Quote every line of the data below as it stands, omitting pictures.

(begin)

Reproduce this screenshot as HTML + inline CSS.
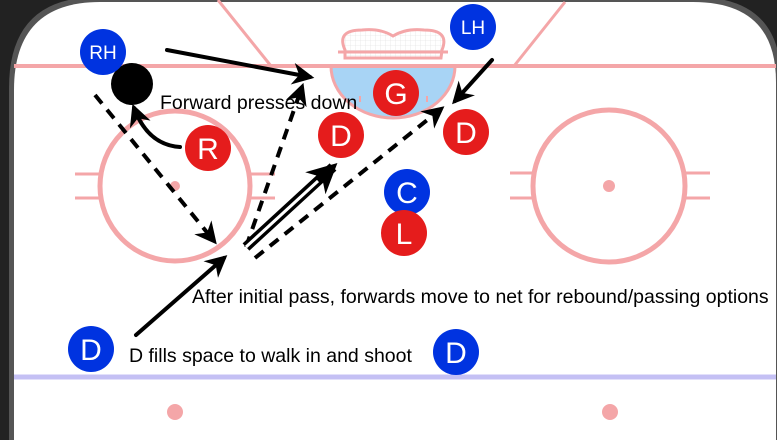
<!DOCTYPE html>
<html><head><meta charset="utf-8"><style>
html,body{margin:0;padding:0;background:#222;}
svg{display:block;}
text{font-family:"Liberation Sans",Arial,sans-serif;}
</style></head><body>
<svg width="777" height="440" viewBox="0 0 777 440" xmlns="http://www.w3.org/2000/svg">
<defs>
<marker id="ah" viewBox="0 0 10 10" refX="8" refY="5" markerWidth="5.5" markerHeight="5.5" orient="auto"><path d="M0,0 L10,5 L0,10 L3,5 z" fill="#000"/></marker>
<marker id="ah2" viewBox="0 0 10 10" refX="8" refY="5" markerWidth="3" markerHeight="3" orient="auto"><path d="M0,0 L10,5 L0,10 L3,5 z" fill="#000"/></marker>
<pattern id="grid" width="5" height="5" patternUnits="userSpaceOnUse"><path d="M5,0 L0,0 0,5" fill="none" stroke="#ddd" stroke-width="0.6"/></pattern>
</defs>
<rect width="777" height="440" fill="#222"/>
<path d="M9,440 L9,88 Q9,-3 98,-3 L695,-3 Q781,-3 781,80 L781,440 Z" fill="#555"/>
<path d="M14,440 L14,90 Q14,2 100,2 L693,2 Q776,2 776,82 L776,440 Z" fill="#fff"/>
<line x1="218" y1="0" x2="271" y2="66" stroke="#f4a6a8" stroke-width="3"/>
<line x1="565" y1="2" x2="514" y2="66" stroke="#f4a6a8" stroke-width="3"/>
<path d="M345,50 Q336,30 362,30 Q380,28 393,36 Q406,28 424,30 Q450,30 442,50 L441,58 L345,58 Z" fill="url(#grid)" stroke="#f4a6a8" stroke-width="3"/>
<line x1="338" y1="52" x2="448" y2="52" stroke="#f4a6a8" stroke-width="3"/>
<path d="M331,66 A62,52 0 0 0 455,66 Z" fill="#a8d4f5" stroke="#f4a6a8" stroke-width="3"/>
<line x1="360" y1="102" x2="360" y2="96" stroke="#f4a6a8" stroke-width="2"/>
<line x1="427" y1="102" x2="427" y2="96" stroke="#f4a6a8" stroke-width="2"/>
<line x1="14" y1="66" x2="776" y2="66" stroke="#f4a6a8" stroke-width="4"/>
<circle cx="175" cy="186" r="75" fill="none" stroke="#f4a6a8" stroke-width="5"/>
<g stroke="#f4a6a8" stroke-width="3"><line x1="75" y1="174" x2="100" y2="174"/><line x1="75" y1="198" x2="100" y2="198"/><line x1="250" y1="174" x2="275" y2="174"/><line x1="250" y1="198" x2="275" y2="198"/></g>
<circle cx="175" cy="186" r="5" fill="#f4a6a8"/>
<circle cx="609" cy="186" r="76" fill="none" stroke="#f4a6a8" stroke-width="5"/>
<g stroke="#f4a6a8" stroke-width="3"><line x1="510" y1="173" x2="533" y2="173"/><line x1="510" y1="198" x2="533" y2="198"/><line x1="685" y1="173" x2="710" y2="173"/><line x1="685" y1="198" x2="710" y2="198"/></g>
<circle cx="609" cy="186" r="6" fill="#f4a6a8"/>
<line x1="14" y1="377" x2="776" y2="377" stroke="#c4c0f4" stroke-width="5"/>
<circle cx="175" cy="412" r="8" fill="#f4a6a8"/>
<circle cx="610" cy="412" r="8" fill="#f4a6a8"/>
<g stroke="#000" stroke-width="4" fill="none" stroke-linecap="round">
<line x1="167" y1="50" x2="310" y2="77" marker-end="url(#ah)"/>
<path d="M180,147 Q148,145 134,108" marker-end="url(#ah)"/>
<line x1="492" y1="60" x2="455" y2="101" marker-end="url(#ah)"/>
<line x1="136" y1="335" x2="224" y2="258" marker-end="url(#ah)"/>
<g stroke-dasharray="11,8" stroke-linecap="butt">
<line x1="95" y1="95" x2="214" y2="241" marker-end="url(#ah)"/>
<line x1="246" y1="247" x2="302" y2="87" marker-end="url(#ah)"/>
<line x1="255" y1="258" x2="441" y2="109" marker-end="url(#ah)"/>
</g>
<line x1="246" y1="247" x2="333" y2="167" stroke-width="10" marker-end="url(#ah2)" stroke-linecap="butt"/>
<line x1="246" y1="247" x2="318" y2="181" stroke="#fff" stroke-width="3" stroke-linecap="butt"/>
</g>
<g font-size="19" fill="#fff" text-anchor="middle">
<circle cx="132" cy="84" r="21" fill="#000"/>
<circle cx="103" cy="52" r="23" fill="#0033e0"/><text x="103" y="59">RH</text>
<circle cx="473" cy="27" r="23" fill="#0033e0"/><text x="473" y="34">LH</text>
</g>
<g font-size="30" fill="#fff" text-anchor="middle">
<circle cx="208" cy="148" r="23" fill="#e51c1c"/><text x="208" y="159">R</text>
<circle cx="396" cy="93" r="23" fill="#e51c1c"/><text x="396" y="104">G</text>
<circle cx="341" cy="135" r="23" fill="#e51c1c"/><text x="341" y="146">D</text>
<circle cx="466" cy="132" r="23" fill="#e51c1c"/><text x="466" y="143">D</text>
<circle cx="407" cy="192" r="23" fill="#0033e0"/><text x="407" y="203">C</text>
<circle cx="404" cy="233" r="23" fill="#e51c1c"/><text x="404" y="244">L</text>
<circle cx="91" cy="349" r="23" fill="#0033e0"/><text x="91" y="360">D</text>
<circle cx="456" cy="352" r="23" fill="#0033e0"/><text x="456" y="363">D</text>
</g>
<g font-size="19.5" fill="#000">
<text x="160" y="109">Forward presses down</text>
<text x="192" y="303">After initial pass, forwards move to net for rebound/passing options</text>
<text x="129" y="362">D fills space to walk in and shoot</text>
</g>
</svg>
</body></html>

(end)

→ **TASK SOLUTION**
Reproduce this screenshot as HTML + inline CSS.
<!DOCTYPE html>
<html><head><meta charset="utf-8"><style>
html,body{margin:0;padding:0;background:#222;}
svg{display:block;}
text{font-family:"Liberation Sans",Arial,sans-serif;}
</style></head><body>
<svg width="777" height="440" viewBox="0 0 777 440" xmlns="http://www.w3.org/2000/svg">
<defs>
<marker id="ah" viewBox="0 0 10 10" refX="8" refY="5" markerWidth="5.5" markerHeight="5.5" orient="auto"><path d="M0,0 L10,5 L0,10 L3,5 z" fill="#000"/></marker>
<marker id="ah2" viewBox="0 0 10 10" refX="8" refY="5" markerWidth="3" markerHeight="3" orient="auto"><path d="M0,0 L10,5 L0,10 L3,5 z" fill="#000"/></marker>
<pattern id="grid" width="5" height="5" patternUnits="userSpaceOnUse"><path d="M5,0 L0,0 0,5" fill="none" stroke="#ddd" stroke-width="0.6"/></pattern>
</defs>
<rect width="777" height="440" fill="#222"/>
<path d="M9,440 L9,88 Q9,-3 98,-3 L695,-3 Q781,-3 781,80 L781,440 Z" fill="#555"/>
<path d="M14,440 L14,90 Q14,2 100,2 L693,2 Q776,2 776,82 L776,440 Z" fill="#fff"/>
<line x1="218" y1="0" x2="271" y2="66" stroke="#f4a6a8" stroke-width="3"/>
<line x1="565" y1="2" x2="514" y2="66" stroke="#f4a6a8" stroke-width="3"/>
<path d="M345,50 Q336,30 362,30 Q380,28 393,36 Q406,28 424,30 Q450,30 442,50 L441,58 L345,58 Z" fill="url(#grid)" stroke="#f4a6a8" stroke-width="3"/>
<line x1="338" y1="52" x2="448" y2="52" stroke="#f4a6a8" stroke-width="3"/>
<path d="M331,66 A62,52 0 0 0 455,66 Z" fill="#a8d4f5" stroke="#f4a6a8" stroke-width="3"/>
<line x1="360" y1="102" x2="360" y2="96" stroke="#f4a6a8" stroke-width="2"/>
<line x1="427" y1="102" x2="427" y2="96" stroke="#f4a6a8" stroke-width="2"/>
<line x1="14" y1="66" x2="776" y2="66" stroke="#f4a6a8" stroke-width="4"/>
<circle cx="175" cy="186" r="75" fill="none" stroke="#f4a6a8" stroke-width="5"/>
<g stroke="#f4a6a8" stroke-width="3"><line x1="75" y1="174" x2="100" y2="174"/><line x1="75" y1="198" x2="100" y2="198"/><line x1="250" y1="174" x2="275" y2="174"/><line x1="250" y1="198" x2="275" y2="198"/></g>
<circle cx="175" cy="186" r="5" fill="#f4a6a8"/>
<circle cx="609" cy="186" r="76" fill="none" stroke="#f4a6a8" stroke-width="5"/>
<g stroke="#f4a6a8" stroke-width="3"><line x1="510" y1="173" x2="533" y2="173"/><line x1="510" y1="198" x2="533" y2="198"/><line x1="685" y1="173" x2="710" y2="173"/><line x1="685" y1="198" x2="710" y2="198"/></g>
<circle cx="609" cy="186" r="6" fill="#f4a6a8"/>
<line x1="14" y1="377" x2="776" y2="377" stroke="#c4c0f4" stroke-width="5"/>
<circle cx="175" cy="412" r="8" fill="#f4a6a8"/>
<circle cx="610" cy="412" r="8" fill="#f4a6a8"/>
<g stroke="#000" stroke-width="4" fill="none" stroke-linecap="round">
<line x1="167" y1="50" x2="310" y2="77" marker-end="url(#ah)"/>
<path d="M180,147 Q148,145 134,108" marker-end="url(#ah)"/>
<line x1="492" y1="60" x2="455" y2="101" marker-end="url(#ah)"/>
<line x1="136" y1="335" x2="224" y2="258" marker-end="url(#ah)"/>
<g stroke-dasharray="11,8" stroke-linecap="butt">
<line x1="95" y1="95" x2="214" y2="241" marker-end="url(#ah)"/>
<line x1="246" y1="247" x2="302" y2="87" marker-end="url(#ah)"/>
<line x1="255" y1="258" x2="441" y2="109" marker-end="url(#ah)"/>
</g>
<line x1="246" y1="247" x2="333" y2="167" stroke-width="10" marker-end="url(#ah2)" stroke-linecap="butt"/>
<line x1="246" y1="247" x2="318" y2="181" stroke="#fff" stroke-width="3" stroke-linecap="butt"/>
</g>
<g font-size="19" fill="#fff" text-anchor="middle">
<circle cx="132" cy="84" r="21" fill="#000"/>
<circle cx="103" cy="52" r="23" fill="#0033e0"/><text x="103" y="59">RH</text>
<circle cx="473" cy="27" r="23" fill="#0033e0"/><text x="473" y="34">LH</text>
</g>
<g font-size="30" fill="#fff" text-anchor="middle">
<circle cx="208" cy="148" r="23" fill="#e51c1c"/><text x="208" y="159">R</text>
<circle cx="396" cy="93" r="23" fill="#e51c1c"/><text x="396" y="104">G</text>
<circle cx="341" cy="135" r="23" fill="#e51c1c"/><text x="341" y="146">D</text>
<circle cx="466" cy="132" r="23" fill="#e51c1c"/><text x="466" y="143">D</text>
<circle cx="407" cy="192" r="23" fill="#0033e0"/><text x="407" y="203">C</text>
<circle cx="404" cy="233" r="23" fill="#e51c1c"/><text x="404" y="244">L</text>
<circle cx="91" cy="349" r="23" fill="#0033e0"/><text x="91" y="360">D</text>
<circle cx="456" cy="352" r="23" fill="#0033e0"/><text x="456" y="363">D</text>
</g>
<g font-size="19.5" fill="#000">
<text x="160" y="109">Forward presses down</text>
<text x="192" y="303">After initial pass, forwards move to net for rebound/passing options</text>
<text x="129" y="362">D fills space to walk in and shoot</text>
</g>
</svg>
</body></html>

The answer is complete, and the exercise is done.